Officials in a New Hampshire city will not allow a 10-foot menorah to be displayed next to a decorated Christmas tree at a local park, the Associated Press reported.
Officials in Durham denied the request of UNH & Seacoast Chabad Jewish Center to place the menorah next to the tree out of concern of vandalism, town administrator Todd Selig said.
Selig explained that the officials were not “comfortable” leaving the menorah in the open throughout the eight nights of Hanukkah. The Durham Human Rights Commission is reportedly reviewing the situation.
The decorating of the tree is an annual town tradition, one that the Human Rights Commission insists should end if the menorah isn’t allowed, as the tree is associated with the Christian faith, the Union Leader reported.

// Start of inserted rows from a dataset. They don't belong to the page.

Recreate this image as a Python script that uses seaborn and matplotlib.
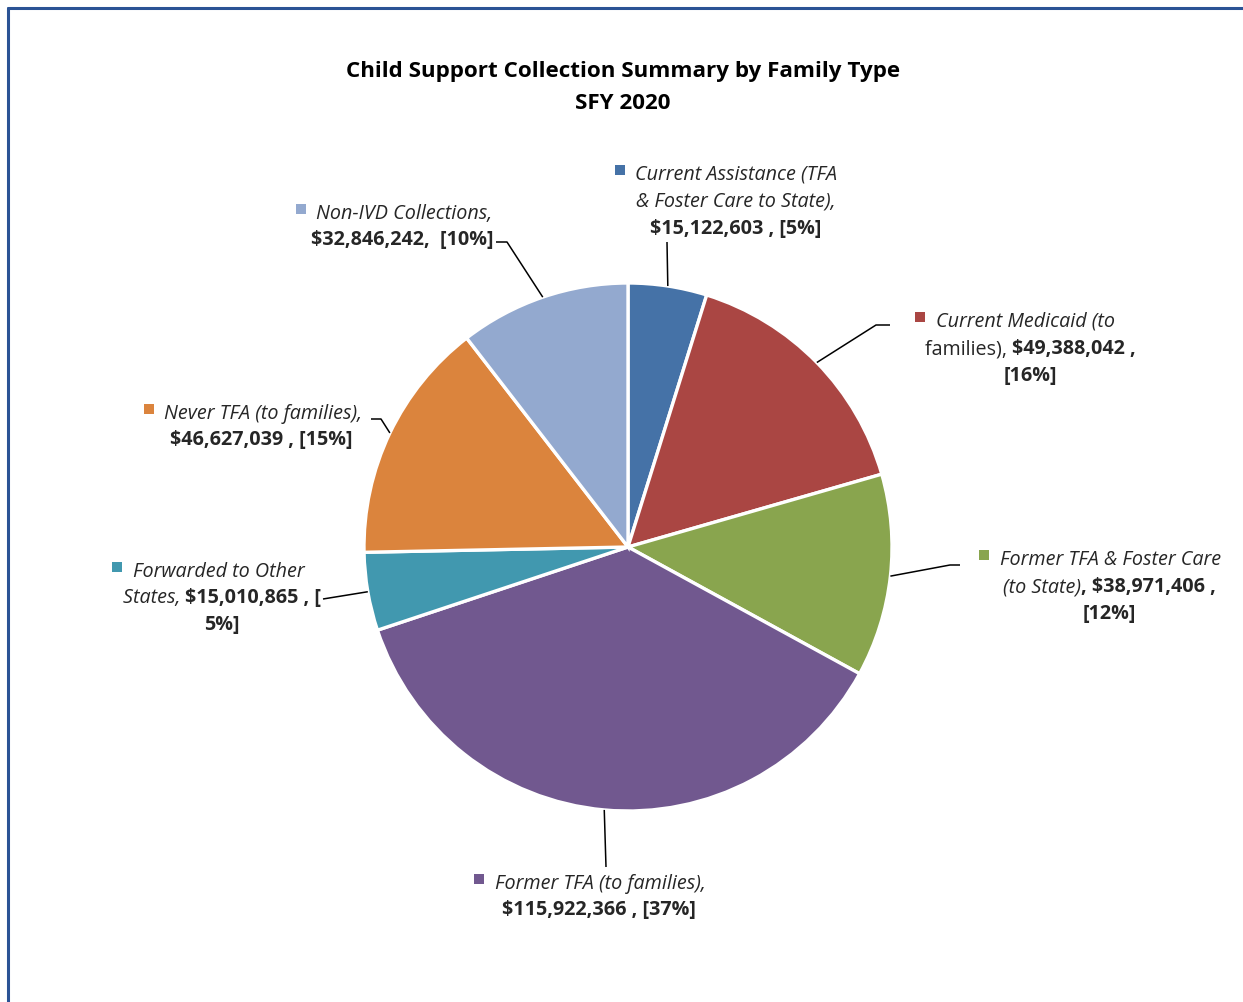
import matplotlib
matplotlib.use("Agg")
import matplotlib.pyplot as plt
import seaborn as sns
import numpy as np
from matplotlib.offsetbox import TextArea, HPacker, DrawingArea, AnnotationBbox
from matplotlib.patches import Rectangle
from matplotlib.lines import Line2D

# ---------------- data ----------------
categories = ["Current Assistance (TFA & Foster Care to State)",
              "Current Medicaid (to families)",
              "Former TFA & Foster Care (to State)",
              "Former TFA (to families)",
              "Forwarded to Other States",
              "Never TFA (to families)",
              "Non-IVD Collections"]
values = [15122603, 49388042, 38971406, 115922366, 15010865, 46627039, 32846242]
pct_labels = ["5%", "16%", "12%", "37%", "5%", "15%", "10%"]
colors = ["#4572A7", "#AA4643", "#89A54E", "#71588F", "#4198AF", "#DB843D", "#93A9CF"]
title_lines = ["Child Support Collection Summary by Family Type", "SFY 2020"]

# ---------------- style ----------------
sns.set_theme(style="white")
plt.rcParams['font.family'] = ['Open Sans', 'DejaVu Sans']

W, H = 1243, 1003
fig = plt.figure(figsize=(W / 100, H / 100), dpi=100)
fig.patch.set_facecolor("white")
ax = fig.add_axes([0, 0, 1, 1])

def Y(y):  # image y (down) -> data y (up)
    return H - y

cx, cy, R = 628, Y(548), 264
wedges, _ = ax.pie(values, colors=colors, startangle=90, counterclock=False,
                   center=(cx, cy), radius=R,
                   wedgeprops=dict(edgecolor="white", linewidth=2.4))
ax.set_xlim(0, W)
ax.set_ylim(0, H)
ax.set_aspect("equal")
ax.axis("off")

FS = 14.2
TXT = "#262626"

def fmt(v):
    return "${:,}".format(v)

def line(xc, y, pieces, square=None):
    children = []
    if square is not None:
        da = DrawingArea(15, 12, 0, 0)
        da.add_artist(Rectangle((0, 2.6), 7.2, 7.2, facecolor=square, edgecolor="none"))
        children.append(da)
    for text, style, weight in pieces:
        children.append(TextArea(text, textprops=dict(fontsize=FS, fontstyle=style,
                                                      fontweight=weight, color=TXT)))
    pack = HPacker(children=children, align="baseline", pad=0, sep=0)
    ab = AnnotationBbox(pack, (xc, Y(y)), xycoords="data", frameon=False,
                        box_alignment=(0.5, 0.5), pad=0)
    ax.add_artist(ab)

I, N, B = "italic", "normal", "bold"
v = [fmt(x) for x in values]
p = pct_labels

# 0 Current Assistance
line(726, 174, [("Current Assistance (TFA", I, N)], square=colors[0])
line(736, 201, [("& Foster Care to State),", I, N)])
line(736, 229, [(v[0] + " , [" + p[0] + "]", N, B)])
# 1 Current Medicaid
line(1015, 321, [("Current Medicaid (to", I, N)], square=colors[1])
line(1030, 349, [("families), ", N, N), (v[1] + " ,", N, B)])
line(1030, 376, [("[" + p[1] + "]", N, B)])
# 2 Former TFA & Foster Care
line(1100, 559, [("Former TFA & Foster Care", I, N)], square=colors[2])
line(1109, 587, [("(to State)", I, N), (", " + v[2] + " ,", N, B)])
line(1109, 614, [("[" + p[2] + "]", N, B)])
# 3 Former TFA (to families)
line(590, 883, [("Former TFA (to families),", I, N)], square=colors[3])
line(599, 910, [(v[3] + " , [" + p[3] + "]", N, B)])
# 4 Forwarded
line(208, 571, [("Forwarded to Other", I, N)], square=colors[4])
line(222, 598, [("States, ", I, N), (v[4] + " , [", N, B)])
line(222, 625, [(p[4] + "]", N, B)])
# 5 Never TFA
line(253, 413, [("Never TFA (to families),", I, N)], square=colors[5])
line(261, 440, [(v[5] + " , [" + p[5] + "]", N, B)])
# 6 Non-IVD
line(394, 213, [("Non-IVD Collections,", I, N)], square=colors[6])
line(402, 240, [(v[6] + ",  [" + p[6] + "]", N, B)])

# leader lines from wedge mid-angle edge to label
leaders = {
    0: [(667, 243)],
    1: [(876, 326), (890, 326)],
    2: [(950, 566), (960, 566)],
    3: [(606, 868)],
    4: [(323, 600)],
    5: [(381, 420), (371, 420)],
    6: [(507, 243), (496, 243)],
}
for i, w in enumerate(wedges):
    ang = np.deg2rad((w.theta1 + w.theta2) / 2)
    ex, ey = cx + R * np.cos(ang), cy + R * np.sin(ang)
    pts = [(ex, ey)] + [(x, Y(y)) for x, y in leaders[i]]
    xs, ys = zip(*pts)
    ax.plot(xs, ys, color="black", lw=1.1, solid_capstyle="butt", zorder=5)

# title
ax.text(623, Y(71), title_lines[0], ha="center", va="center", fontsize=16.1,
        fontweight="bold", color="black")
ax.text(623, Y(103), title_lines[1], ha="center", va="center", fontsize=16.1,
        fontweight="bold", color="black")

# frame border (top & left visible)
bc = "#2B5395"
fig.add_artist(Line2D([8 / W, 1.0], [1 - 9 / H, 1 - 9 / H], transform=fig.transFigure,
                      color=bc, lw=2.2))
fig.add_artist(Line2D([8 / W, 8 / W], [0, 1 - 9 / H], transform=fig.transFigure,
                      color=bc, lw=2.2))

fig.savefig("out.png", dpi=100, facecolor="white")
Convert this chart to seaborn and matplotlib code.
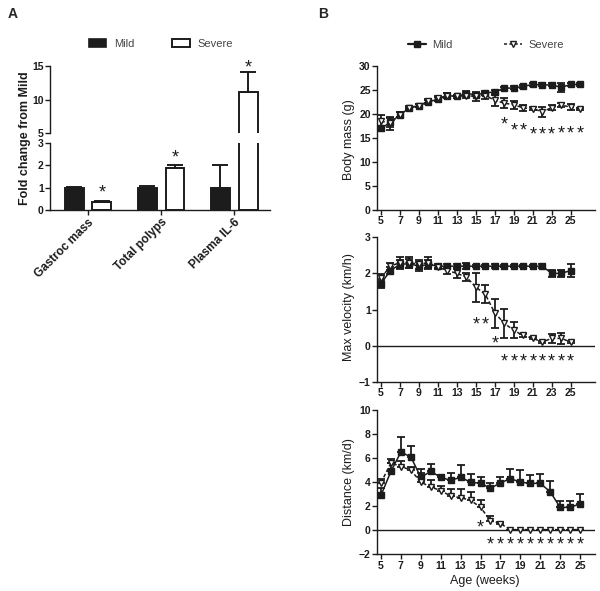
import numpy as np
import pandas as pd
import matplotlib
matplotlib.use('Agg')
import matplotlib.pyplot as plt
import seaborn as sns
from matplotlib.lines import Line2D
from matplotlib.patches import Patch

sns.set_theme(style='ticks')
plt.rcParams['font.family'] = ['Liberation Sans', 'DejaVu Sans']

# ---------------- Panel A data ----------------
categories = ['Gastroc mass', 'Total polyps', 'Plasma IL-6']
groups = ['Mild', 'Severe']
fold_mild = [1.0, 1.0, 1.0]
fold_mild_err = [0.05, 0.08, 1.0]
fold_severe = [0.38, 1.87, 11.1]
fold_severe_err = [0.03, 0.15, 3.0]
fold_sig_y_low = [0.99, 2.6, None]
fold_sig_y_up = [None, None, 15.55]

# ---------------- Panel B data ----------------
weeks_mass = [5, 6, 7, 8, 9, 10, 11, 12, 13, 14, 15, 16, 17, 18, 19, 20, 21, 22, 23, 24, 25, 26]
mass_mild = [17.0, 18.2, 19.8, 21.2, 21.7, 22.5, 23.0, 23.8, 23.6, 24.2, 24.0, 24.3,
             24.6, 25.3, 25.4, 25.7, 26.1, 26.0, 26.0, 25.5, 26.1, 26.1]
mass_mild_err = [0.5, 1.0, 0.5, 0.3, 0.3, 0.4, 0.4, 0.5, 0.4, 0.5, 0.4, 0.4,
                 0.4, 0.3, 0.3, 0.3, 0.3, 0.3, 0.3, 0.9, 0.3, 0.3]
mass_severe = [18.5, 18.0, 19.8, 21.3, 21.7, 22.6, 23.2, 23.8, 23.6, 23.8, 23.6, 23.8,
               22.8, 22.2, 21.9, 21.2, 21.1, 20.4, 21.3, 21.8, 21.4, 21.0]
mass_severe_err = [1.2, 1.3, 0.5, 0.3, 0.3, 0.4, 0.5, 0.5, 0.4, 0.6, 0.9, 0.8,
                   1.2, 1.0, 0.8, 0.6, 0.3, 1.0, 0.6, 0.4, 0.6, 0.3]
mass_sig_weeks = [18, 19, 20, 21, 22, 23, 24, 25, 26]
mass_sig_y = [18.75, 17.6, 17.6, 16.7, 16.7, 16.7, 17.0, 17.0, 17.0]

weeks_run = [5, 6, 7, 8, 9, 10, 11, 12, 13, 14, 15, 16, 17, 18, 19, 20, 21, 22, 23, 24, 25]
vel_mild = [1.72, 2.08, 2.25, 2.27, 2.2, 2.25, 2.2, 2.2, 2.2, 2.2, 2.2, 2.2,
            2.2, 2.2, 2.2, 2.2, 2.2, 2.2, 2.0, 2.0, 2.08]
vel_mild_err = [0.12, 0.1, 0.12, 0.12, 0.12, 0.12, 0.06, 0.05, 0.05, 0.08, 0.03, 0.03,
                0.05, 0.03, 0.03, 0.03, 0.03, 0.06, 0.1, 0.1, 0.18]
vel_severe = [1.88, 2.2, 2.3, 2.3, 2.25, 2.3, 2.17, 2.08, 2.0, 1.9, 1.62, 1.42,
              0.9, 0.62, 0.42, 0.28, 0.2, 0.1, 0.2, 0.2, 0.1]
vel_severe_err = [0.1, 0.1, 0.15, 0.15, 0.12, 0.15, 0.06, 0.1, 0.12, 0.12, 0.4, 0.25,
                  0.4, 0.4, 0.22, 0.05, 0.03, 0.03, 0.12, 0.15, 0.03]
vel_sig_weeks = [15, 16, 17, 18, 19, 20, 21, 22, 23, 24, 25]
vel_sig_y = [0.73, 0.73, 0.2, -0.3, -0.3, -0.3, -0.3, -0.3, -0.3, -0.3, -0.3]

dist_mild = [2.9, 4.9, 6.5, 6.1, 4.4, 4.9, 4.4, 4.15, 4.4, 4.0, 3.9, 3.5,
             3.93, 4.3, 4.0, 3.9, 3.9, 3.2, 1.9, 1.9, 2.2]
dist_mild_err = [0.6, 0.7, 1.25, 0.9, 0.7, 0.6, 0.2, 0.65, 1.0, 0.7, 0.5, 0.4,
                 0.5, 0.8, 1.05, 0.7, 0.8, 0.9, 0.5, 0.5, 0.8]
dist_severe = [3.95, 5.6, 5.3, 5.0, 4.0, 3.6, 3.3, 2.85, 2.7, 2.5, 1.9, 0.8,
               0.55, 0.05, 0.05, 0.05, 0.05, 0.05, 0.05, 0.05, 0.05]
dist_severe_err = [0.35, 0.35, 0.5, 0.3, 0.8, 0.6, 0.4, 0.55, 0.7, 0.7, 0.6, 0.4,
                   0.1, 0.0, 0.0, 0.0, 0.0, 0.0, 0.0, 0.0, 0.0]
dist_sig_weeks = [15, 16, 17, 18, 19, 20, 21, 22, 23, 24, 25]
dist_sig_y = [0.69, -0.78, -0.78, -0.78, -0.78, -0.78, -0.78, -0.78, -0.78, -0.78, -0.78]

week_ticks = [5, 7, 9, 11, 13, 15, 17, 19, 21, 23, 25]

INK = '#1c1c1c'
W, H = 600, 591
fig = plt.figure(figsize=(6, 5.91), dpi=100)


def px_axes(x0, y0, x1, y1):
    return fig.add_axes([x0 / W, 1 - y1 / H, (x1 - x0) / W, (y1 - y0) / H])


def style_ticks(ax, size=7.5):
    ax.tick_params(axis='both', direction='out', length=3.5, width=1.0, pad=1,
                   labelsize=size, colors=INK)
    for lbl in ax.get_xticklabels() + ax.get_yticklabels():
        lbl.set_fontweight('bold')
    for s in ax.spines.values():
        s.set_linewidth(1.0)
        s.set_color(INK)


def star(ax, x, y, clip=True):
    ax.annotate('*', (x, y), xytext=(0, -4.0), textcoords='offset points',
                ha='center', va='center', fontsize=13, color=INK,
                annotation_clip=False)

# ---------------- Panel A ----------------
df_fold = pd.DataFrame({
    'category': categories * 2,
    'group': ['Mild'] * 3 + ['Severe'] * 3,
    'value': fold_mild + fold_severe,
})
err_by_group = {'Mild': fold_mild_err, 'Severe': fold_severe_err}

axA_up = px_axes(50, 66, 270, 133)
axA_low = px_axes(50, 143, 270, 210)

for ax in (axA_up, axA_low):
    sns.barplot(data=df_fold, x='category', y='value', hue='group', order=categories,
                hue_order=groups, palette={'Mild': INK, 'Severe': 'white'},
                edgecolor=INK, linewidth=1.4, width=0.76, gap=0.32, saturation=1,
                errorbar=None, legend=False, ax=ax)
    for cont, g in zip(ax.containers, groups):
        for bar, e in zip(cont, err_by_group[g]):
            xc = bar.get_x() + bar.get_width() / 2
            h = bar.get_height()
            ax.errorbar([xc], [h], yerr=[[0], [e]], fmt='none', ecolor=INK,
                        elinewidth=1.4, capsize=5.5, capthick=1.4, zorder=3)
    ax.set_xlim(-0.52, 2.49)
    ax.set_xlabel('')
    ax.set_ylabel('')
    ax.spines['top'].set_visible(False)
    ax.spines['right'].set_visible(False)

axA_up.set_ylim(5, 15)
axA_up.set_yticks([5, 10, 15])
axA_up.spines['bottom'].set_visible(False)
axA_up.tick_params(axis='x', bottom=False, labelbottom=False)
axA_low.set_ylim(0, 3)
axA_low.set_yticks([0, 1, 2, 3])
axA_low.set_xticks(range(len(categories)))
axA_low.set_xticklabels(categories, rotation=45, ha='right', rotation_mode='anchor')
style_ticks(axA_up, 7.5)
style_ticks(axA_low, 7.5)
for lbl in axA_low.get_xticklabels():
    lbl.set_fontsize(8.5)

for i, y in enumerate(fold_sig_y_low):
    if y is not None:
        star(axA_low, axA_low.containers[1][i].get_x() + axA_low.containers[1][i].get_width() / 2, y)
for i, y in enumerate(fold_sig_y_up):
    if y is not None:
        star(axA_up, axA_up.containers[1][i].get_x() + axA_up.containers[1][i].get_width() / 2, y)

fig.text(25 / W, 1 - 138 / H, 'Fold change from Mild', rotation=90, ha='center',
         va='center', fontsize=9, fontweight='bold', color=INK)

legA = fig.legend(handles=[Patch(facecolor=INK, edgecolor=INK, linewidth=1.2),
                           Patch(facecolor='white', edgecolor=INK, linewidth=1.4)],
                  labels=groups, ncol=2, frameon=False, loc='center',
                  bbox_to_anchor=(161 / W, 1 - 44 / H), fontsize=8, labelcolor='#444444',
                  handlelength=1.6, handleheight=0.8, handletextpad=0.7,
                  columnspacing=3.4)

fig.text(8 / W, 1 - 14 / H, 'A', fontsize=10, fontweight='bold', ha='left', va='center')
fig.text(318 / W, 1 - 14 / H, 'B', fontsize=10, fontweight='bold', ha='left', va='center')

# ---------------- Panel B ----------------
def draw_series(ax, weeks, mild, mild_err, sev, sev_err, up_only):
    n = len(weeks)
    df = pd.DataFrame({'week': list(weeks) * 2, 'value': list(mild) + list(sev),
                       'group': ['Mild'] * n + ['Severe'] * n})
    for vals, errs, z in ((mild, mild_err, 1.6), (sev, sev_err, 2.6)):
        errs = np.asarray(errs)
        yerr = [np.zeros_like(errs), errs] if up_only else errs
        ax.errorbar(weeks, vals, yerr=yerr, fmt='none', ecolor=INK, elinewidth=1.3,
                    capsize=2.6, capthick=1.3, zorder=z)
    sns.lineplot(data=df, x='week', y='value', hue='group', style='group',
                 hue_order=groups, style_order=groups,
                 markers={'Mild': 's', 'Severe': 'v'},
                 dashes={'Mild': '', 'Severe': (2.5, 1.5)},
                 palette={'Mild': INK, 'Severe': INK}, linewidth=1.1,
                 markersize=4.8, markeredgecolor=INK, markeredgewidth=1.0,
                 errorbar=None, legend=False, ax=ax)
    for ln in ax.lines:
        if ln.get_marker() == 'v':
            ln.set_markerfacecolor('white')
            ln.set_zorder(2.8)
        elif ln.get_marker() == 's':
            ln.set_zorder(2.0)
    ax.set_xlabel('')
    ax.set_ylabel('')
    ax.set_xticks(week_ticks)
    ax.spines['top'].set_visible(False)
    ax.spines['right'].set_visible(False)

ax1 = px_axes(377, 65.7, 595, 210)
draw_series(ax1, weeks_mass, mass_mild, mass_mild_err, mass_severe, mass_severe_err, False)
ax1.set_xlim(4.58, 27.56)
ax1.set_ylim(0, 30)
ax1.set_yticks([0, 5, 10, 15, 20, 25, 30])
style_ticks(ax1)
for w, y in zip(mass_sig_weeks, mass_sig_y):
    star(ax1, w, y)

ax2 = px_axes(377, 237.3, 595, 381.7)
draw_series(ax2, weeks_run, vel_mild, vel_mild_err, vel_severe, vel_severe_err, False)
ax2.axhline(0, color=INK, linewidth=1.0, zorder=1)
ax2.set_xlim(4.58, 27.56)
ax2.set_ylim(-1, 3)
ax2.set_yticks([-1, 0, 1, 2, 3])
style_ticks(ax2)
for w, y in zip(vel_sig_weeks, vel_sig_y):
    star(ax2, w, y)

ax3 = px_axes(377, 410, 595, 554.3)
draw_series(ax3, weeks_run, dist_mild, dist_mild_err, dist_severe, dist_severe_err, True)
ax3.axhline(0, color=INK, linewidth=1.0, zorder=1)
ax3.set_xlim(4.6, 26.5)
ax3.set_ylim(-2, 10)
ax3.set_yticks([-2, 0, 2, 4, 6, 8, 10])
style_ticks(ax3)
for w, y in zip(dist_sig_weeks, dist_sig_y):
    star(ax3, w, y)

fig.text(349 / W, 1 - 140 / H, 'Body mass (g)', rotation=90, ha='center', va='center',
         fontsize=9, color=INK)
fig.text(349 / W, 1 - 307 / H, 'Max velocity (km/h)', rotation=90, ha='center',
         va='center', fontsize=9, color=INK)
fig.text(349 / W, 1 - 482 / H, 'Distance (km/d)', rotation=90, ha='center',
         va='center', fontsize=9, color=INK)
fig.text(485 / W, 1 - 581 / H, 'Age (weeks)', ha='center', va='center', fontsize=9,
         color=INK)

legB = fig.legend(handles=[Line2D([], [], color=INK, marker='s', markersize=4.5, lw=1.6),
                           Line2D([], [], color=INK, marker='v', markersize=4.8, lw=1.1,
                                  ls=(0, (2, 1.5)), markerfacecolor='white')],
                  labels=groups, ncol=2, frameon=False, loc='center',
                  bbox_to_anchor=(486 / W, 1 - 45 / H), fontsize=8, labelcolor='#444444',
                  handlelength=1.6, handletextpad=0.6, columnspacing=4.6)

fig.savefig('out.png', dpi=100, facecolor='white')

A member of the town council disagreed, claiming it was not a religious symbol; rather, a ritual to “bring light into darkness.”
The local Chabad put out a statement on its Facebook page, sharing that it will work with the town administration to “create a path forward that will allow everyone to enjoy their constitutionally guaranteed rights.”
“The fact that the town allows for some to publicly express their culture is a good thing, and we hope that continues. To stop people from openly expressing their particular faith seems un-American and would be a terrible loss for our town and our country,” it read. “Not allowing a menorah for fear of anti-Semitism, only emboldens and enables those who hate. After all, that’s exactly what they’d want to see; our menorah not allowed.”